* [THE TASK]
Please retype the data in full and exactly; the pictures are not part of the copy.

* [DATA SHOWN]
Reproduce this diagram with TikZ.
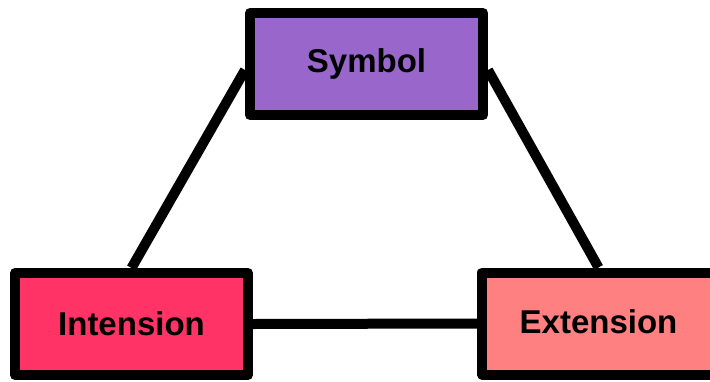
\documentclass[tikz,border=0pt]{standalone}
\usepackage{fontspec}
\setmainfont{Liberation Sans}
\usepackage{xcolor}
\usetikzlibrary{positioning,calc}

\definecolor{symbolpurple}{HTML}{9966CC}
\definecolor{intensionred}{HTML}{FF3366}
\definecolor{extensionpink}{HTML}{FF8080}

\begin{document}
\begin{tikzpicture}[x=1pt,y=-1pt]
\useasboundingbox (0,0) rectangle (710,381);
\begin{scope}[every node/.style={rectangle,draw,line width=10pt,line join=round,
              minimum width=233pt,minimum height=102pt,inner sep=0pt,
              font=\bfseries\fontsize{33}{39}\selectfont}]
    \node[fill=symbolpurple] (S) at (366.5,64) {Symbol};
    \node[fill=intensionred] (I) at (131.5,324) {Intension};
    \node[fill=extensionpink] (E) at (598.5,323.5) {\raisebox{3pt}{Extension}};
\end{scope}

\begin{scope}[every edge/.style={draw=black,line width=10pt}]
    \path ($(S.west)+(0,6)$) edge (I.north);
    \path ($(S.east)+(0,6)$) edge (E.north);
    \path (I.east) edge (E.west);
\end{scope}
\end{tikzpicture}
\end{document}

* [WRITTEN ANSWER]
Reproduce this diagram with TikZ.
\documentclass[tikz,border=0pt]{standalone}
\usepackage{fontspec}
\setmainfont{Liberation Sans}
\usepackage{xcolor}
\usetikzlibrary{positioning,calc}

\definecolor{symbolpurple}{HTML}{9966CC}
\definecolor{intensionred}{HTML}{FF3366}
\definecolor{extensionpink}{HTML}{FF8080}

\begin{document}
\begin{tikzpicture}[x=1pt,y=-1pt]
\useasboundingbox (0,0) rectangle (710,381);
\begin{scope}[every node/.style={rectangle,draw,line width=10pt,line join=round,
              minimum width=233pt,minimum height=102pt,inner sep=0pt,
              font=\bfseries\fontsize{33}{39}\selectfont}]
    \node[fill=symbolpurple] (S) at (366.5,64) {Symbol};
    \node[fill=intensionred] (I) at (131.5,324) {Intension};
    \node[fill=extensionpink] (E) at (598.5,323.5) {\raisebox{3pt}{Extension}};
\end{scope}

\begin{scope}[every edge/.style={draw=black,line width=10pt}]
    \path ($(S.west)+(0,6)$) edge (I.north);
    \path ($(S.east)+(0,6)$) edge (E.north);
    \path (I.east) edge (E.west);
\end{scope}
\end{tikzpicture}
\end{document}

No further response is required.